The other day, someone posted a picture of a little girl, a friend’s daughter, very prettily dressed in a sari for some festive occasion or party on Facebook. She is only about five. So ordinarily she is always in kiddie dresses. The difference from her usual self in such a grown-up, grand attire was striking to the camera.
Many common friends commented. Pretty, cute, beautiful. The usual words. I was thinking the same, except with the mental addendum “Hmm! Does that make us old” with a mental smiley face attached, of course!
Sure enough another comment popped up soon from a common friend–“How pretty and grown up! She’s a little lady now. Remember, that makes us old ladies!” Smiley face. Facebook’s new emoticon.
Nice and witty! That was my instant reaction.
It was then that I thought about how I had felt a connection to this common friend all these years. How I had always thought that she was interesting. But I had never analyzed or observed closely why.

Here was an almost visual demonstration in real time about why. Wit? My kind of wit? More rigorous about things than others? Not afraid to take a bit of a risk of embarrassment in case the joke fell flat? Do I admire these qualities in people? Does it just say something about myself– that I can never be the person to simply say “awwwww” or “cute” or “sho swhweeet!!!” on baby pictures, engagement pictures and forwarded pictures of cute puppies? Maybe these are small ways in which social media reveals hitherto not so clearly thought out aspects of known people and ourselves and our relationships to others!

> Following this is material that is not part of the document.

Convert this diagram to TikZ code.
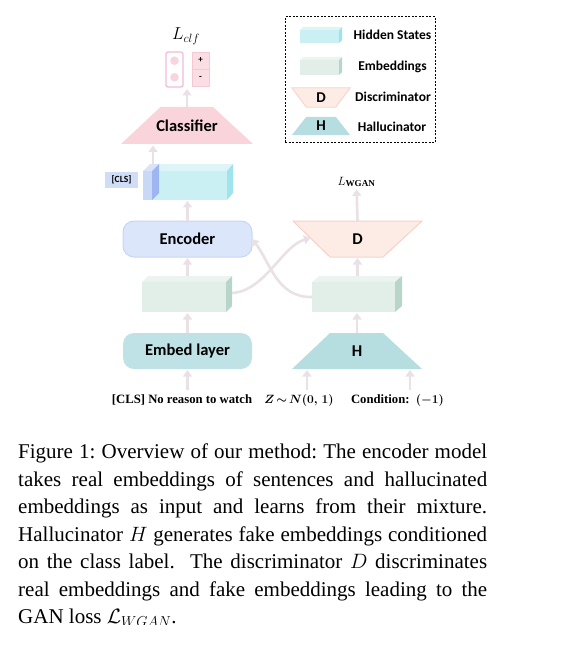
\documentclass[tikz,border=0pt]{standalone}
\usepackage{fontspec}
\setmainfont{Liberation Serif}
\newfontfamily\carl{Carlito}
\usepackage{amsmath,bm}
\usetikzlibrary{calc,arrows.meta}
\pgfdeclarelayer{bg}
\pgfsetlayers{bg,main}
\definecolor{arrowc}{HTML}{E9E1E6}
\definecolor{hidfront}{HTML}{CBF0F4}
\definecolor{hidtop}{HTML}{DDF5F8}
\definecolor{hidside}{HTML}{9FE3EC}
\definecolor{clsfront}{HTML}{C8D8F6}
\definecolor{clstop}{HTML}{D9E4F8}
\definecolor{clsside}{HTML}{9DB5F0}
\definecolor{embfront}{HTML}{E2EEE8}
\definecolor{embtop}{HTML}{EBF4EF}
\definecolor{embside}{HTML}{B8D5CA}
\definecolor{clfc}{HTML}{FAD4DB}
\definecolor{encfill}{HTML}{DCE6FA}
\definecolor{encdraw}{HTML}{C6D6F6}
\definecolor{Dfill}{HTML}{FDECE6}
\definecolor{Ddraw}{HTML}{F9D0C6}
\definecolor{Hfill}{HTML}{B6DDE0}
\definecolor{emblfill}{HTML}{BEE2E5}
\definecolor{outdraw}{HTML}{F2BAD8}
\definecolor{dotc}{HTML}{F9D3DE}
\definecolor{pmfill}{HTML}{FBDDE4}
\definecolor{pmdraw}{HTML}{F5C9D4}
\definecolor{clsbox}{HTML}{CFDDF7}
\newcommand{\cuboid}[5]{%
  \fill[#4] (#1.north west) -- ++(#2,-#3) -- ($(#1.north east)+(#2,-#3)$) -- (#1.north east) -- cycle;
  \fill[#5] (#1.north east) -- ++(#2,-#3) -- ($(#1.south east)+(#2,-#3)$) -- (#1.south east) -- cycle;}
\frenchspacing
\begin{document}
\begin{tikzpicture}[x=1pt,y=-1pt,
  lbl/.style={font=\carl\bfseries\fontsize{16.5}{19}\selectfont, inner sep=0pt, outer sep=0pt},
  leglbl/.style={font=\carl\bfseries\fontsize{13.5}{16}\selectfont, inner sep=0pt},
  face/.style={inner sep=0pt, outer sep=0pt},
  arr/.style={draw=arrowc, line width=2.6pt, -{Triangle[width=9pt,length=6.5pt]}},
  btxt/.style={font=\bfseries\fontsize{12.7}{15}\selectfont, inner sep=0pt},
  capline/.style={font=\fontsize{21}{27.5}\selectfont, anchor=base west, inner sep=0pt},
]
\useasboundingbox (0,0) rectangle (567,652);

% ---------- left column ----------
\node[lbl, minimum width=132pt, minimum height=37pt] (clf) at (187,125.5) {Classifier};
\begin{pgfonlayer}{bg}
\fill[clfc] (clf.south west) -- (clf.south east) -- ($(clf.north east)+(-40,0)$) -- ($(clf.north west)+(39.5,0)$) -- cycle;
\end{pgfonlayer}

\node[face, draw=outdraw, line width=1.2pt, rounded corners=2pt, minimum width=17pt, minimum height=35pt] (o1) at (174.5,69.5) {};
\node[circle, fill=dotc, minimum size=8.6pt, inner sep=0pt] (d1) at (174.5,60.7) {};
\node[circle, fill=dotc, minimum size=8.6pt, inner sep=0pt] (d2) at (174.5,77.3) {};
\node[face, fill=pmfill, draw=pmdraw, line width=0.6pt, minimum width=17pt, minimum height=17pt, font=\carl\bfseries\fontsize{9}{10}\selectfont] (op) at (200.5,60.5) {+};
\node[face, fill=pmfill, draw=pmdraw, line width=0.6pt, minimum width=17pt, minimum height=17pt, font=\carl\bfseries\fontsize{9}{10}\selectfont] (om) at (200.5,77.5) {-};
\node[font=\fontsize{17}{20}\selectfont, inner sep=0pt] (Lc) at (186,36) {$L_{clf}$};

\node[face, fill=hidfront, minimum width=75pt, minimum height=29pt] (hid) at (189.5,185.5) {};
\cuboid{hid}{6}{7}{hidtop}{hidside}
\node[face, fill=clsfront, minimum width=9pt, minimum height=29pt] (cls) at (147.5,185.5) {};
\cuboid{cls}{7}{7}{clstop}{clsside}
\node[face, fill=clsbox, minimum width=33pt, minimum height=16pt, font=\carl\bfseries\fontsize{9.5}{11}\selectfont] (clsl) at (121.5,180) {[CLS]};

\node[lbl, draw=encdraw, fill=encfill, line width=1pt, rounded corners=11pt, minimum width=129pt, minimum height=36pt] (enc) at (187.5,239) {Encoder};

\node[face, fill=embfront, minimum width=84pt, minimum height=30pt] (embL) at (184,297) {};
\cuboid{embL}{6}{6}{embtop}{embside}

\node[lbl, fill=emblfill, rounded corners=11pt, minimum width=129pt, minimum height=36pt] (emb) at (187.5,351) {Embed layer};

% ---------- right column ----------
\node[font=\fontsize{13}{15}\selectfont, inner sep=0pt] (Lw) at (356.5,182) {$L_{\mathbf{WGAN}}$};
\node[lbl, minimum width=129pt, minimum height=36pt] (D) at (357.5,239) {D};
\begin{pgfonlayer}{bg}
\path[fill=Dfill, draw=Ddraw, line width=1pt] (D.north west) -- (D.north east) -- ($(D.south east)+(-39,0)$) -- ($(D.south west)+(37,0)$) -- cycle;
\end{pgfonlayer}

\node[face, fill=embfront, minimum width=83pt, minimum height=30pt] (embR) at (353.5,297) {};
\cuboid{embR}{7}{6}{embtop}{embside}

\node[lbl, minimum width=130pt, minimum height=36pt] (H) at (357,351) {H};
\begin{pgfonlayer}{bg}
\fill[Hfill] (H.south west) -- (H.south east) -- ($(H.north east)+(-39,0)$) -- ($(H.north west)+(38,0)$) -- cycle;
\end{pgfonlayer}

% ---------- inputs ----------
\node[btxt] (t1) at (182,400) {{[}CLS{]} No reason to watch};
\node[btxt] (t2) at (299,400) {$\boldsymbol{Z\,{\sim}\,N(0,\,1)}$};
\node[btxt] (t3) at (397.5,400) {Condition:\ \ $\boldsymbol{(-1)}$};
\coordinate (zin) at (307,390);
\coordinate (cin) at (410,390);

% ---------- connectors ----------
\coordinate (clsTop) at ($(cls.north)+(5.5,-7)$);
\coordinate (embLtop) at ($(embL.north)+(0,-6)$);
\coordinate (embRtop) at ($(embR.north)+(0,-6)$);
\coordinate (embLout) at ($(embL.east)+(6,-4)$);
\coordinate (Din) at ($(D.center)+(-47,-1)$);
\draw[arr, shorten >=2pt] (clf.north) -- (clf.north |- o1.south);
\draw[arr, shorten >=1.5pt] (clsTop) -- (clsTop |- clf.south);
\draw[arr, shorten >=1pt] (enc.north) -- (enc.north |- hid.south);
\draw[arr, shorten >=1pt] (enc.south |- embLtop) -- (enc.south);
\draw[arr, shorten >=1pt] (emb.north) -- (emb.north |- embL.south);
\draw[arr, shorten >=1pt] (emb.south |- zin) -- (emb.south);
\draw[arr, shorten >=2pt] (D.north) -- (Lw.south);
\draw[arr, shorten >=1pt] (D.south |- embRtop) -- (D.south);
\draw[arr, shorten >=1pt] (H.north) -- (H.north |- embR.south);
\draw[arr, shorten >=1pt] (zin) -- (zin |- H.south);
\draw[arr, shorten >=1pt] (cin) -- (cin |- H.south);
\draw[arr] (embLout) .. controls (265,291) and (282,246) .. (Din);
\draw[arr] (embR.west) .. controls (277,298) and (270,262) .. (enc.east);

% ---------- legend ----------
\node[draw, line width=1pt, dash pattern=on 2pt off 1.5pt, minimum width=150pt, minimum height=126pt, inner sep=0pt] (leg) at (360,80) {};
\node[face, fill=hidfront, minimum width=39pt, minimum height=13pt] (lh) at (319.5,36.5) {};
\cuboid{lh}{3}{3}{hidtop}{hidside}
\node[face, fill=embfront, minimum width=39pt, minimum height=15pt] (le) at (319.5,67.5) {};
\cuboid{le}{3}{3}{embtop}{embside}
\node[font=\carl\bfseries\fontsize{15}{17}\selectfont, inner sep=0pt, minimum width=58pt, minimum height=19pt] (ld) at (321,97.5) {D};
\node[font=\carl\bfseries\fontsize{15}{17}\selectfont, inner sep=0pt, minimum width=58pt, minimum height=18pt] (lhl) at (321,126) {H};
\begin{pgfonlayer}{bg}
\path[fill=Dfill, draw=Ddraw, line width=0.8pt] (ld.north west) -- (ld.north east) -- ($(ld.south east)+(-14.5,0)$) -- ($(ld.south west)+(14.5,0)$) -- cycle;
\fill[Hfill] (lhl.south west) -- (lhl.south east) -- ($(lhl.north east)+(-14.5,0)$) -- ($(lhl.north west)+(14.5,0)$) -- cycle;
\end{pgfonlayer}
\node[leglbl] (lt1) at (392.5,35) {Hidden States};
\node[leglbl] (lt2) at (392.5,67) {Embeddings};
\node[leglbl] (lt3) at (393,97) {Discriminator};
\node[leglbl] (lt4) at (392,127) {Hallucinator};

% ---------- caption ----------
\begin{scope}
\clip (0,0) rectangle (567,624.5);
\node[capline] (c1) at (18,458.5) {\makebox[469pt][s]{Figure 1: Overview of our method: The encoder model}};
\node[capline] (c2) at (18,486) {\makebox[469pt][s]{takes real embeddings of sentences and hallucinated}};
\node[capline] (c3) at (18,513.5) {\makebox[469pt][s]{embeddings as input and learns from their mixture.}};
\node[capline] (c4) at (18,541) {\makebox[469pt][s]{Hallucinator $H$ generates fake embeddings conditioned}};
\node[capline] (c5) at (18,568.5) {\makebox[469pt][s]{on the class label.\ \ The discriminator $D$ discriminates}};
\node[capline] (c6) at (18,596) {\makebox[469pt][s]{real embeddings and fake embeddings leading to the}};
\node[capline] (c7) at (18,623.5) {GAN loss $\mathcal{L}_{WGAN}$.};
\end{scope}
\end{tikzpicture}
\end{document}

It’s not as though any of us are or become completely the momentary texts and pictures and likes we generate on social media. Real life is too complex and our newly emerged social media selves are only one aspect of it. This one aspect does not dominate our personalities when you meet us on the street.
But on social media, you see these aspects so clearly, character traits that often define or underlie other traits that remain hidden in the humdrum of life. That makes our social selves a real part of our real life, if nothing else.
So when I see people on social media, it’s like seeing them inside out, watching the inner workings of character more clearly. That’s fascinating for an observer of life like me.